What should be done to maximize Colombia’s offshore opportunities and potential, and how important do you think synergies are in these efforts?

Developing synergies between the companies and between the blocks is a very important point. We don’t have a huge area like the Gulf of Mexico, the North Sea, or other locations where there is a lot of exploration, development, and production for contractors; those are very easy places to have jack-ups, for example. There is less movement in Colombia. We need to coordinate with other companies on how we are going to develop Colombia’s offshore resources. We need to coordinate and communicate in order to bring in the companies and equipment we need here for long-term business, not just for three or six months. We need to show contractors that we can offer long-term contracts. We have started talking to the National Hydrocarbons Agency (ANH) and established a “Rig Club,” and by doing this we can better coordinate all stakeholders. This is the way to achieve a high level of offshore development in Colombia. Everything has to be coordinated, and this also includes environmental licenses and community permits. Now that we have this group, we have established an open line of communication with the government.

“Developing synergies between the companies and between the blocks is a very important point.”

What are the primary challenges that you face in realizing the full potential of energy exploration and production?

The companies need to be well coordinated with each other and with government institutions. When dealing with permits or environmental licenses, the government approves the things we need to be coordinated. Another challenge is coordinating with communities. The consultation process, prior to the initiation of a project, must be handled with care. When you arrive in a new area, it is a challenge to understand the needs of the communities, and this takes time.

What level of investment are you looking to make in the medium term?

For the time being we have two blocks, RC4 and RC5. The short-term plan is to invest about $150 million in exploration, but we are in the middle of studies and approvals on RC4, which is a deep-water project. If the approvals go through this will be an $80 million to $100 million project.
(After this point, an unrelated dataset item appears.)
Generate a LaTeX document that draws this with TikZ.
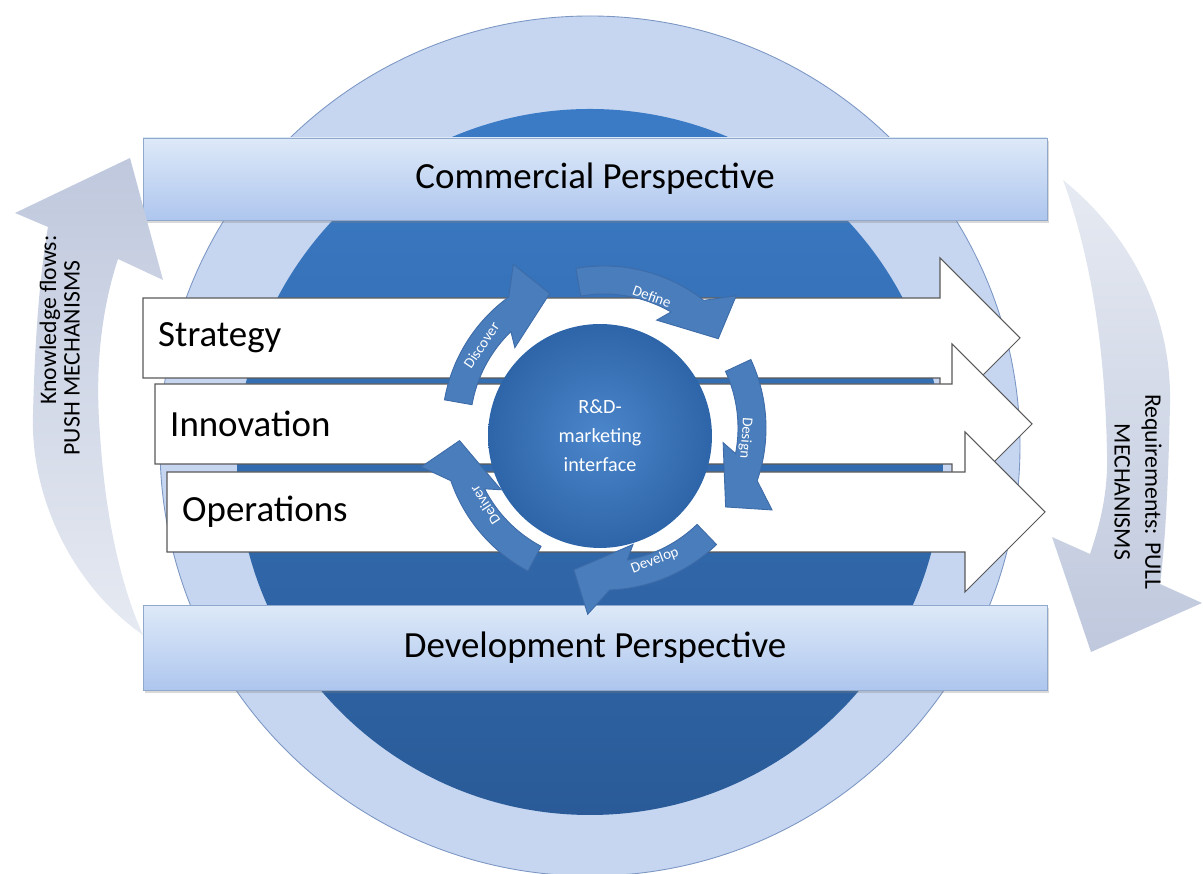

In RC5, the Mapalé 1 exploration well startedon August 3 and should be able to show some information in the first quarter of 2013. We would like to develop more than one well, but it will depend on weather conditions.
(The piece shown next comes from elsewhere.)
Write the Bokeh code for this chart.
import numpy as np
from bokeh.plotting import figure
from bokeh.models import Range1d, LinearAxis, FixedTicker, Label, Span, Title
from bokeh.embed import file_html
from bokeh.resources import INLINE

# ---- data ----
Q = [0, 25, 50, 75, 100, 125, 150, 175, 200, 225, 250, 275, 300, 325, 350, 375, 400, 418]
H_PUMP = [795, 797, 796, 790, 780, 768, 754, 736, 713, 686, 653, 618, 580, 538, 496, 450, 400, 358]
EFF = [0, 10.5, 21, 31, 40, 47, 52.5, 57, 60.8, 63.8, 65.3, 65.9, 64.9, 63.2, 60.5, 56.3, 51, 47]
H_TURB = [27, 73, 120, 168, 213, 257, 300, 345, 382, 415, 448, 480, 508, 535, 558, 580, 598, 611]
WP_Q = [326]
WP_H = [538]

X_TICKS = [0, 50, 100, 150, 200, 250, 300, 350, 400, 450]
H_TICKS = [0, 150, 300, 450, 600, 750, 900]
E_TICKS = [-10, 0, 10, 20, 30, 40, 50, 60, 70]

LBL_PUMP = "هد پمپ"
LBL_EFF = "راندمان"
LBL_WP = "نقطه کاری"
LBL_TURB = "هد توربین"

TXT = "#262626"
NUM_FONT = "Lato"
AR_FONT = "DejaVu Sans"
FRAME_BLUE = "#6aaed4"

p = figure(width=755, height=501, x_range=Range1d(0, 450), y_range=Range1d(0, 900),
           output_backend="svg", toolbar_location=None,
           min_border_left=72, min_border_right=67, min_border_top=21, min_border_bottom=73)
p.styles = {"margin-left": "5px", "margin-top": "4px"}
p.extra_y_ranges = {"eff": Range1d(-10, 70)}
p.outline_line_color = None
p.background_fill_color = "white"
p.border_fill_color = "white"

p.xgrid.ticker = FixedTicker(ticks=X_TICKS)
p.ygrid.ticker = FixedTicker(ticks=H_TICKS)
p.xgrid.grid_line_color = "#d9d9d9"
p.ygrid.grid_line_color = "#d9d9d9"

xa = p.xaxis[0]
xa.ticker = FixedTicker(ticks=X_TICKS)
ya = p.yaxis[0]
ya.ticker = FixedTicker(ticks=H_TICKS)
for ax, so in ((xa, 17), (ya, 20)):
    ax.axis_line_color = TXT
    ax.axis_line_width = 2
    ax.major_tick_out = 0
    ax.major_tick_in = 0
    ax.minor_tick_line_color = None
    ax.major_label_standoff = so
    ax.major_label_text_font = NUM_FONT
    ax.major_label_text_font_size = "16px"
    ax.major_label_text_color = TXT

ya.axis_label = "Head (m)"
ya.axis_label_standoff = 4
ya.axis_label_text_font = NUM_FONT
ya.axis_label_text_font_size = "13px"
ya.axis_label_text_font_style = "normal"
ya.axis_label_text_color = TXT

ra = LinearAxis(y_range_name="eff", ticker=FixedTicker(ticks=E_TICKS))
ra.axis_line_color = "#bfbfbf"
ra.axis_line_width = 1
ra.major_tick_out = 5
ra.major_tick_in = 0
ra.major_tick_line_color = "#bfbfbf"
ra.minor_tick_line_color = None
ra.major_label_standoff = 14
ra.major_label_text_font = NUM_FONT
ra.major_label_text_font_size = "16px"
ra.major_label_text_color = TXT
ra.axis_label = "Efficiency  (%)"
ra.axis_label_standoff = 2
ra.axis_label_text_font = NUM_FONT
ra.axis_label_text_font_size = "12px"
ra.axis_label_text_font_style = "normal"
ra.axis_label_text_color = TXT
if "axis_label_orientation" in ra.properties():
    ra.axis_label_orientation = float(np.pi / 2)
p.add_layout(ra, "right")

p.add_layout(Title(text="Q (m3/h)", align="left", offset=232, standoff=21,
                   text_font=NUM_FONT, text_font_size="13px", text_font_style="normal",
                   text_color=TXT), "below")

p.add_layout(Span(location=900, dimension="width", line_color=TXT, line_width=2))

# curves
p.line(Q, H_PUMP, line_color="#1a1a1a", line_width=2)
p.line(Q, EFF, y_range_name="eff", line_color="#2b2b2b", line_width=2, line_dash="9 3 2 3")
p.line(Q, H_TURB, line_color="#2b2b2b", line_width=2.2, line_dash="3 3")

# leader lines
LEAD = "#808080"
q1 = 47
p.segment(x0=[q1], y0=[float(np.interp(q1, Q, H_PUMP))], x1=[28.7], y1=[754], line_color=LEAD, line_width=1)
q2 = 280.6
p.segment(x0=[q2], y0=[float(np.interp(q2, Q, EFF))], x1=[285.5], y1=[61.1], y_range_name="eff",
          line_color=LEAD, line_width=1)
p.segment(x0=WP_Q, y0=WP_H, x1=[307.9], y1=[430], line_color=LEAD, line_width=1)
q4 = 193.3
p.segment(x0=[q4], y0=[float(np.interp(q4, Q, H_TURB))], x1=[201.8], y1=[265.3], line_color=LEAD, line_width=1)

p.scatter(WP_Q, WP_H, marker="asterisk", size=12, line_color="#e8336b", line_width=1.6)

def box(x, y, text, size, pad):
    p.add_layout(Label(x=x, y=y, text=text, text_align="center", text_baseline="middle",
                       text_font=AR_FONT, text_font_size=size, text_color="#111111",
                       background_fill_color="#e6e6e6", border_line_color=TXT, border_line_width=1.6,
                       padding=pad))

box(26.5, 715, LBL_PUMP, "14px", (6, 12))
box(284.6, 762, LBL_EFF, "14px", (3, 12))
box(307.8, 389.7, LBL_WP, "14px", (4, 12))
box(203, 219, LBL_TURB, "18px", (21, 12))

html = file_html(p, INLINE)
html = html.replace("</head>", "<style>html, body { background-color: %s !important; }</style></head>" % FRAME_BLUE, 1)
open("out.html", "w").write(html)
What is the production in your onshore block in Casanare province?

All of our production is there now, and it operates at the equivalent of 100,000 barrels per day (bbl/d). It’s approximately 50% gas and 50% liquids. From that production, almost 20,000-30,000 bbl/d equivalent belongs to Equión, with the rest belonging to the other partners. We have had these contracts for 25 years, and these contracts will expire in the coming years—the first one in 2016. The big challenge with those fields—the mature fields that will expire first—is to bring in the technology to get more from them. Equión is working with leading companies such as Baker Hughes, Halliburton, and Schlumberger; although our company doesn’t develop this kind of technology, we work very closely with our partners. We get together with all of the contractors and find different ways to increase the recovery factor. The first challenge is in handling the mature phase of these fields. We have a big development in the last license, expiring in 2020, which we call Piedemonte (foothills). Those wells are very deep. This means we drill to maybe 20,000 feet from the top of the mountain, meaning big rigs, and each well takes about eight months to drill. The geology is not easy. The layers are not clearly delineated, and the terrain is very faulty. It’s in the middle of the mountains, so it’s not easy, but the company that has the experience to do this kind of work is Equión. Our company also does a lot of community development and build roads. We are receiving very good resources from each well, and each well could yield between 5,000 and 12,000 bbl/d if things go well. Each well could cost $80 million, so it is a big investment. If you compare that to other operators in Colombia that drill in flatter areas, their costs are only $5 million or $10 million—but they don’t find as much. In flatter areas the costs are lower per well, but not as productive. Also, they are producing heavy oil, so it has to be blended. Here, it is a gas condensate—liquid with gas. We have to handle the gas, and then re-inject it. In the other areas it is just liquids, so it’s easier. When you have gas you have more challenges, and you have to build facilities to re-inject the gas. A lot of technology and experience is required in order to manage these types of fields.